Internment Sorrows Cannot be Lost While Injustice Continues

Martin Galvin with a letter that featured in the Irish News on 22 August 2014. 


The thousands who ignored rain and loyalist protests to march on Internment Day, had far better reasons than those ascribed by Fionnuala O’Connor (Sorrow of internment lost in 21st century.)

Internment went deeper than imprisonment without charge or trial beginning on August 9, 1971. British forces shot down those who got in the way in Ballymurphy, picked victims to be hooded and tortured, and then answered Internment protests with “Bloody Sunday.” Compton and Widgery were enlisted to whitewash British injustice.

Internment symbolized Britain’s willingness to use and cover-up injustice when it served British interests. Had ‘the sorrow of Internment’ ended there, or even in 1975 with the release of remaining internees, few would take to the streets today.

Instead Britain replaced one injustice, Internment, with another injustice, Diplock Courts, forced confessions and a thinly veiled conveyor belt to the H-Blocks or Armagh. British strategists saw ending Internment as their chance to bin special category political status and masquerade political prisoners as criminals.

Internment Day marches became launching pads for new campaigns against new British injustices. At the huge 1979 Internment rally at Casement Park, we speakers were briefed that the event must be a major show of support for the Blanketmen, in the battle to move Thatcher to resolve the impending crisis short of a hunger strike.

Later Internment Day rallies would be devoted to the Hunger Strikers, then Supergrass trials, then other successive wrongs that showed the same British determination to impose and justify injustice represented by Internment.

Internment required impunity for those who carried it out. British forces could not be expected to shoot down unarmed civilians in Ballymurphy, torture selected victims or fire on protesters in Derry without knowing they had immunity for it all. Theresa Villiers’ denial of an inquiry to the Ballymurphy families was more of the same impunity.

Brenda Downes stood for hundreds of families whose relatives and friends were murdered with impunity by British forces, acting alone or in collusion with loyalists. In 1971, the British sent “armoured cars, and tanks and guns.” In 1984, the British sent RUC armoured cars and land-rovers and plastic bullet guns against peaceful marchers for a ban that the Thatcher regime would later admit in writing was a mistake.

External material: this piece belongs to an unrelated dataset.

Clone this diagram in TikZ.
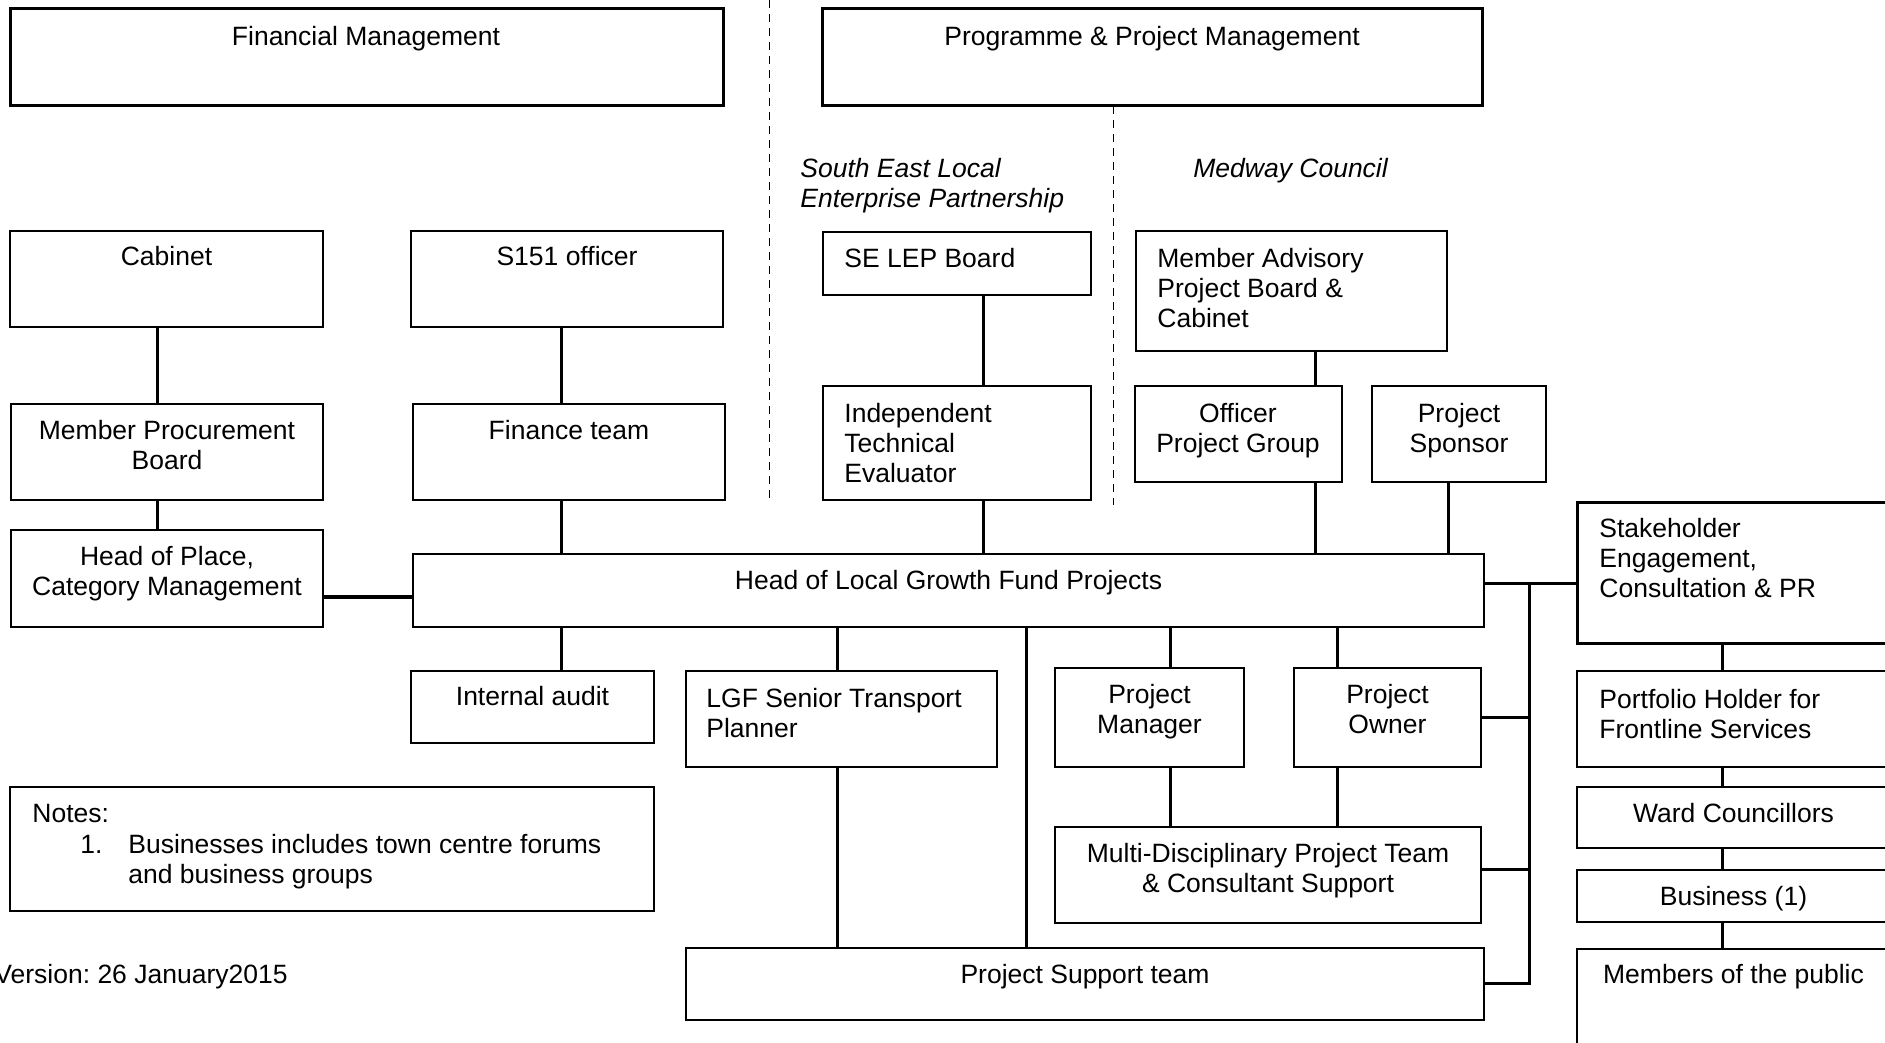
\documentclass[tikz,border=0pt]{standalone}
\usepackage{fontspec}
\setmainfont{Liberation Sans}
\usetikzlibrary{fit}
\frenchspacing
\newcommand{\myfont}{\fontsize{13.25pt}{15pt}\selectfont}
\newcommand{\fl}{\rule{0pt}{12pt}}
\begin{document}
\begin{tikzpicture}[x=0.5pt,y=-0.5pt,
  thinbox/.style={draw, line width=0.75pt, inner sep=0pt, rectangle},
  thickbox/.style={draw, line width=1.5pt, inner sep=0pt, rectangle},
  conn/.style={line width=1.5pt},
  boldconn/.style={line width=2pt},
  sepline/.style={line width=0.5pt, dash pattern=on 4pt off 3pt},
  tl/.style={inner sep=0pt, anchor=north west, align=left, font=\myfont},
  tc/.style={inner sep=0pt, anchor=north, align=center, font=\myfont},
  ti/.style={tl, font=\myfont\itshape}]
\useasboundingbox (0,0) rectangle (1885,1043);
\fill[white] (0,0) rectangle (1885,1043);
\clip (0,0) rectangle (1885,1043);

% boxes
\node[thickbox, fit={(10,9) (723,106)}] (fin) {};
\node[thickbox, fit={(822,9) (1482,106)}] (ppm) {};
\node[thinbox, fit={(10,231) (323,327)}] (cab) {};
\node[thinbox, fit={(411,231) (723,327)}] (s151) {};
\node[thinbox, fit={(823,232) (1091,295)}] (lep) {};
\node[thinbox, fit={(1136,231) (1447,351)}] (mapb) {};
\node[thinbox, fit={(11,404) (323,500)}] (mpb) {};
\node[thinbox, fit={(413,404) (725,500)}] (fteam) {};
\node[thinbox, fit={(823,386) (1091,500)}] (ite) {};
\node[thinbox, fit={(1135,386) (1342,482)}] (opg) {};
\node[thinbox, fit={(1372,386) (1546,482)}] (spon) {};
\node[thinbox, fit={(11,530) (323,627)}] (hop) {};
\node[thinbox, fit={(413,554) (1484,627)}] (hlgf) {};
\node[thickbox, fit={(1577,502) (1890,643)}] (stake) {};
\node[thinbox, fit={(411,671) (654,743)}] (audit) {};
\node[thinbox, fit={(686,671) (997,767)}] (lgf) {};
\node[thinbox, fit={(1055,668) (1244,767)}] (pm) {};
\node[thinbox, fit={(1294,668) (1481,767)}] (po) {};
\node[thinbox, fit={(1577,671) (1890,767)}] (port) {};
\node[thinbox, fit={(1577,787) (1890,848)}] (ward) {};
\node[thinbox, fit={(1055,827) (1481,923)}] (mdpt) {};
\node[thinbox, fit={(1577,870) (1890,922)}] (bus) {};
\node[thinbox, fit={(10,787) (654,911)}] (notes) {};
\node[thinbox, fit={(686,948) (1484,1020)}] (pst) {};
\node[thinbox, fit={(1577,949) (1890,1060)}] (pub) {};

% texts
\node[tc] (tfin) at (366,21) {\fl Financial Management};
\node[tc] (tppm) at (1152,21) {\fl Programme \& Project Management};
\node[ti] (tsel) at (800,153) {\fl South East Local\\Enterprise Partnership};
\node[ti] (tmed) at (1193,153) {\fl Medway Council};
\node[tc] (tcab) at (166.5,241) {\fl Cabinet};
\node[tc] (ts151) at (567,241) {\fl S151 officer};
\node[tl] (tlep) at (844,243) {\fl SE LEP Board};
\node[tl] (tmapb) at (1157,243) {\fl Member Advisory\\Project Board \&\\Cabinet};
\node[tc] (tmpb) at (167,415) {\fl Member Procurement\\Board};
\node[tc] (tfteam) at (569,415) {\fl Finance team};
\node[tl] (tite) at (844,398) {\fl Independent\\Technical\\Evaluator};
\node[tc] (topg) at (1238,398) {\fl Officer\\Project Group};
\node[tc] (tspon) at (1459,398) {\fl Project\\Sponsor};
\node[tc] (thop) at (167,541) {\fl Head of Place,\\Category Management};
\node[tc] (thlgf) at (948.5,565) {\fl Head of Local Growth Fund Projects};
\node[tl] (tstake) at (1599,513) {\fl Stakeholder\\Engagement,\\Consultation \& PR};
\node[tc] (taudit) at (532.5,681) {\fl Internal audit};
\node[tl] (tlgf) at (706,683) {\fl LGF Senior Transport\\Planner};
\node[tc] (tpm) at (1149.5,679) {\fl Project\\Manager};
\node[tc] (tpo) at (1387.5,679) {\fl Project\\Owner};
\node[tl] (tport) at (1599,684) {\fl Portfolio Holder for\\Frontline Services};
\node[tc] (tward) at (1733.5,798) {\fl Ward Councillors};
\node[tc] (tbus) at (1733.5,881) {\fl Business (1)};
\node[tc] (tmdpt) at (1268,838) {\fl Multi-Disciplinary Project Team\\\& Consultant Support};
\node[tl] (tnotes) at (32,798) {\fl Notes:};
\node[tl] (tnum) at (80,829) {\fl 1.};
\node[tl] (tnote1) at (128,829) {\fl Businesses includes town centre forums\\and business groups};
\node[tc] (tpub) at (1733.5,959) {\fl Members of the public};
\node[tc] (tpst) at (1085,959) {\fl Project Support team};
\node[inner sep=0pt, anchor=base east, font=\myfont] (tver) at (288,983) {Version: 26 January2015};

% helper coordinates
\coordinate (X157) at (157,0);
\coordinate (X561) at (561,0);
\coordinate (X983) at (983,0);
\coordinate (X1315) at (1315,0);
\coordinate (X1448) at (1448,0);
\coordinate (X837) at (837,0);
\coordinate (X1026) at (1026,0);
\coordinate (X1170) at (1170,0);
\coordinate (X1337) at (1337,0);
\coordinate (X1722) at (1722,0);
\coordinate (Y597) at (0,597);
\coordinate (Y583) at (0,583);
\coordinate (Y869) at (0,869);
\coordinate (bT) at (1529,583);
\coordinate (bB) at (1529,983);
\coordinate (d1a) at (769,0);
\coordinate (d1b) at (769,500);
\coordinate (d2a) at (1113,106);
\coordinate (d2b) at (1113,505);

% dashed separators
\draw[sepline] (d1a) -- (d1b);
\draw[sepline] (d2a) -- (d2b);

% connectors
\draw[conn] (cab.south -| X157) -- (mpb.north -| X157);
\draw[conn] (mpb.south -| X157) -- (hop.north -| X157);
\draw[conn] (s151.south -| X561) -- (fteam.north -| X561);
\draw[conn] (fteam.south -| X561) -- (hlgf.north -| X561);
\draw[conn] (hlgf.south -| X561) -- (audit.north -| X561);
\draw[boldconn] (hop.east |- Y597) -- (hlgf.west |- Y597);
\draw[conn] (lep.south -| X983) -- (ite.north -| X983);
\draw[conn] (ite.south -| X983) -- (hlgf.north -| X983);
\draw[conn] (mapb.south -| X1315) -- (opg.north -| X1315);
\draw[conn] (opg.south -| X1315) -- (hlgf.north -| X1315);
\draw[conn] (spon.south -| X1448) -- (hlgf.north -| X1448);
\draw[conn] (hlgf.east |- Y583) -- (stake.west |- Y583);
\draw[conn, line cap=rect] (bT) -- (bB);
\draw[conn] (po.east) -- (po.east -| bT);
\draw[conn] (mdpt.east |- Y869) -- (bT |- Y869);
\draw[conn] (pst.east |- bB) -- (bB);
\draw[conn] (hlgf.south -| X837) -- (lgf.north -| X837);
\draw[conn] (lgf.south -| X837) -- (pst.north -| X837);
\draw[conn] (hlgf.south -| X1026) -- (pst.north -| X1026);
\draw[conn] (hlgf.south -| X1170) -- (pm.north -| X1170);
\draw[conn] (pm.south -| X1170) -- (mdpt.north -| X1170);
\draw[conn] (hlgf.south -| X1337) -- (po.north -| X1337);
\draw[conn] (po.south -| X1337) -- (mdpt.north -| X1337);
\draw[conn] (stake.south -| X1722) -- (port.north -| X1722);
\draw[conn] (port.south -| X1722) -- (ward.north -| X1722);
\draw[conn] (ward.south -| X1722) -- (bus.north -| X1722);
\draw[conn] (bus.south -| X1722) -- (pub.north -| X1722);
\end{tikzpicture}
\end{document}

The RUC member who fired the plastic bullet which killed John Downes was acquitted in a trial which seemed to many of us the same British justice we got from Widgery and Compton. Brenda Downes like so many others is still being stonewalled in the fight for truth.

Those who marched should be commended for understanding the true meaning of all Internment represents, and for knowing that the sorrow cannot be lost while British injustices continue.